Прости, что долго не могла ответить. По правде говоря, я чувствую себя немного уставшей, и хороших новостей мало. У Наоко дела идут неважно. На днях приезжала ее мать из Кобе. Мы вчетвером — она, Наоко, доктор и я — провели долгий разговор и пришли к выводу, что Наоко нужно на некоторое время переехать в настоящую больницу для интенсивного лечения, а затем, возможно, вернуться сюда в зависимости от результатов. Наоко говорит, что хотела бы остаться здесь и выздороветь, и я знаю, что буду скучать по ней и беспокоиться за нее, но факт в том, что становится все труднее и труднее ее контролировать здесь. Большую часть времени она в порядке, но иногда ее эмоции становятся крайне нестабильными, и в такие моменты мы не можем спускать с нее глаз. Невозможно предсказать, что она может сделать. Когда у нее бывают интенсивные эпизоды, связанные с голосами, она полностью замыкается в себе.

Именно поэтому я сама согласна, что лучше всего для Наоко будет некоторое время получать терапию в специализированном учреждении. Мне больно это говорить, но это все, что мы можем сделать. Как я уже говорила тебе раньше, терпение — это самое важное. Мы должны продолжать распутывать клубок по нитке, не теряя надежды. Каким бы безнадежным ни казалось ее состояние, рано или поздно мы найдем ту самую свободную нить. Если ты в кромешной тьме, все, что можно сделать, это сидеть смирно, пока глаза не привыкнут к темноте.
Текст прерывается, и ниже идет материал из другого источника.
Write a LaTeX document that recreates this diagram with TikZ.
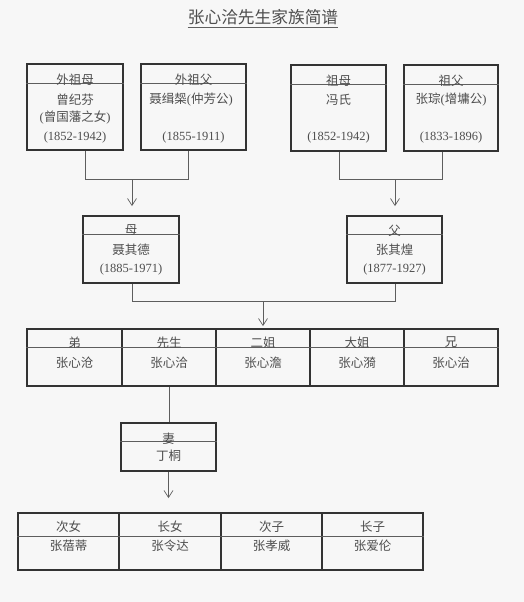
\documentclass[tikz,border=0pt]{standalone}
\usepackage{fontspec}
\setmainfont{Liberation Serif}
\newfontfamily\cjk{Noto Sans CJK SC}
\usetikzlibrary{calc,arrows.meta}
\definecolor{ink}{HTML}{4E4E4E}
\definecolor{frame}{HTML}{333333}
\definecolor{wire}{HTML}{5E5E5E}
\definecolor{paper}{HTML}{F7F7F7}
\newcommand\C[1]{{\cjk #1}}
\tikzset{
  pbox/.style={draw=frame, line width=1.8pt, inner sep=0pt},
  hline/.style={draw=wire, line width=0.7pt},
  txt/.style={text=ink, inner sep=0pt, font=\fontsize{12.5}{14}\selectfont},
  conn/.style={draw=wire, line width=0.7pt},
  arr/.style={conn, -{Straight Barb[length=7pt,width=9pt]}},
}
\begin{document}
\begin{tikzpicture}[x=1pt,y=-1pt]
\fill[paper] (0,0) rectangle (524,602);
\useasboundingbox (0,0) rectangle (524,602);

% title
\node[txt, font=\fontsize{16.7}{19}\selectfont] (title) at (263,17) {\C{张心洽先生家族简谱}};
\draw[conn] ($(title.west)+(0,10)$) -- ($(title.east)+(0,10)$);

% grandparents
\node[pbox, minimum width=96pt, minimum height=86pt] (b1) at (75,107) {};
\node[pbox, minimum width=105pt, minimum height=86pt] (b2) at (193.5,107) {};
\node[pbox, minimum width=95pt, minimum height=86pt] (b3) at (338.5,108) {};
\node[pbox, minimum width=94pt, minimum height=86pt] (b4) at (451,108) {};
\foreach \b in {b1,b2,b3,b4}
  \draw[hline] ($(\b.north west)+(0,20)$) -- ($(\b.north east)+(0,20)$);

\node[txt] (b1h) at (75,79.5) {\C{外祖母}};
\node[txt] (b1n) at (75,100) {\C{曾纪芬}};
\node[txt] (b1x) at (75,118) {(\C{曾国藩之女})};
\node[txt] (b1d) at (75,137) {(1852-1942)};

\node[txt] (b2h) at (193.5,79.5) {\C{外祖父}};
\node[txt] (b2n) at (191,100) {\C{聂缉椝}(\C{仲芳公})};
\node[txt] (b2d) at (193.5,137) {(1855-1911)};

\node[txt] (b3h) at (338.5,80.5) {\C{祖母}};
\node[txt] (b3n) at (338.5,100) {\C{冯氏}};
\node[txt] (b3d) at (338.5,137) {(1852-1942)};

\node[txt] (b4h) at (451,80.5) {\C{祖父}};
\node[txt] (b4n) at (451,100) {\C{张琮}(\C{增墉公})};
\node[txt] (b4d) at (451,137) {(1833-1896)};

% parents
\node[pbox, minimum width=96pt, minimum height=67pt] (m) at (131,249.5) {};
\node[pbox, minimum width=95pt, minimum height=67pt] (f) at (394.5,249.5) {};
\foreach \b in {m,f}
  \draw[hline] ($(\b.north west)+(0,19)$) -- ($(\b.north east)+(0,19)$);
\node[txt] (mh) at (131,230.5) {\C{母}};
\node[txt] (mn) at (131,250) {\C{聂其德}};
\node[txt] (md) at (131,269) {(1885-1971)};
\node[txt] (fh) at (394.5,230.5) {\C{父}};
\node[txt] (fn) at (394.5,250) {\C{张其煌}};
\node[txt] (fd) at (394.5,269) {(1877-1927)};

% connectors grandparents -> parents
\coordinate (j1) at (85,179);
\coordinate (j2) at (188,179);
\coordinate (k1) at (132,179);
\coordinate (j3) at (339,179);
\coordinate (j4) at (442,179);
\coordinate (k2) at (395,179);
\draw[conn] (b1.south -| j1) -- (j1) -- (j2) -- (b2.south -| j2);
\draw[conn] (b3.south -| j3) -- (j3) -- (j4) -- (b4.south -| j4);
\draw[arr, shorten >=9pt] (k1) -- (m.north -| k1);
\draw[arr, shorten >=9pt] (k2) -- (f.north -| k2);

% siblings row
\node[pbox, minimum width=95pt, minimum height=57pt] (r1) at (74.5,357.5) {};
\node[pbox, minimum width=94pt, minimum height=57pt] (r2) at (169,357.5) {};
\node[pbox, minimum width=94pt, minimum height=57pt] (r3) at (263,357.5) {};
\node[pbox, minimum width=94pt, minimum height=57pt] (r4) at (357,357.5) {};
\node[pbox, minimum width=94pt, minimum height=57pt] (r5) at (451,357.5) {};
\draw[hline] ($(r1.north west)+(0,19)$) -- ($(r5.north east)+(0,19)$);
\node[txt] (r1h) at (74.5,342.5) {\C{弟}};
\node[txt] (r1n) at (74.5,363) {\C{张心沧}};
\node[txt] (r2h) at (169,342.5) {\C{先生}};
\node[txt] (r2n) at (169,363) {\C{张心洽}};
\node[txt] (r3h) at (263,342.5) {\C{二姐}};
\node[txt] (r3n) at (263,363) {\C{张心澹}};
\node[txt] (r4h) at (357,342.5) {\C{大姐}};
\node[txt] (r4n) at (357,363) {\C{张心漪}};
\node[txt] (r5h) at (451,342.5) {\C{兄}};
\node[txt] (r5n) at (451,363) {\C{张心治}};

% parents -> siblings
\coordinate (p1) at (132,301);
\coordinate (p2) at (395,301);
\coordinate (q) at (263,301);
\draw[conn] (m.south -| p1) -- (p1) -- (p2) -- (f.south -| p2);
\draw[arr, shorten >=2pt] (q) -- (r3.north -| q);

% wife
\node[pbox, minimum width=95pt, minimum height=48pt] (w) at (168.5,447) {};
\draw[hline] ($(w.north west)+(0,19)$) -- ($(w.north east)+(0,19)$);
\node[txt] (wh) at (168.5,438.5) {\C{妻}};
\node[txt] (wn) at (168.5,456) {\C{丁桐}};
\draw[conn] (r2.south) -- (r2.south |- w.north);

% children
\node[pbox, minimum width=101pt, minimum height=57pt] (c1) at (68.5,541.5) {};
\node[pbox, minimum width=102pt, minimum height=57pt] (c2) at (170,541.5) {};
\node[pbox, minimum width=101pt, minimum height=57pt] (c3) at (271.5,541.5) {};
\node[pbox, minimum width=101pt, minimum height=57pt] (c4) at (372.5,541.5) {};
\draw[hline] ($(c1.north west)+(0,24)$) -- ($(c4.north east)+(0,24)$);
\node[txt] (c1h) at (68.5,527) {\C{次女}};
\node[txt] (c1n) at (68.5,546) {\C{张蓓蒂}};
\node[txt] (c2h) at (170,527) {\C{长女}};
\node[txt] (c2n) at (170,546) {\C{张令达}};
\node[txt] (c3h) at (271.5,527) {\C{次子}};
\node[txt] (c3n) at (271.5,546) {\C{张孝威}};
\node[txt] (c4h) at (372.5,527) {\C{长子}};
\node[txt] (c4n) at (372.5,546) {\C{张爱伦}};
\draw[arr, shorten >=14pt] (w.south) -- (w.south |- c2.north);
\end{tikzpicture}
\end{document}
К тому времени, как ты получишь это письмо, Наоко уже должна переехать в ту больницу. Прости, что не сказала раньше, пока не было принято окончательное решение, но все произошло очень быстро. Новая больница действительно хорошая, с отличными врачами. Я напишу ниже адрес: пожалуйста, пиши Наоко туда. Они будут держать меня в курсе ее прогресса, так что я буду сообщать тебе новости. Надеюсь, они будут хорошими. Я знаю, что это будет трудно для тебя, но не теряй надежды. И даже если Наоко больше нет здесь, пожалуйста, пиши мне время от времени.

До свидания.

Этой весной я написал огромное количество писем: одно в неделю Наоко, несколько Рейко и еще несколько Мидори. Я писал письма в лекционном зале, писал письма за своим столом дома с Чайкой на коленях, писал письма за пустыми столами во время перерывов в итальянском ресторане. Казалось, что пишу письма, чтобы удержать вместе кусочки моей распадающейся жизни.

Мидори я писал:

Апрель и май были для меня болезненными, одинокими месяцами, потому что я не мог с тобой поговорить. Я никогда не знал, что весна может быть такой болезненной и одинокой. Лучше бы было три февраля, чем такая весна. Я знаю, что уже поздно говорить это, но твоя новая прическа выглядит замечательно. Очень мило. Сейчас я работаю в итальянском ресторане, и повар научил меня отличному рецепту приготовления спагетти. Я бы хотел приготовить их для тебя в ближайшее время.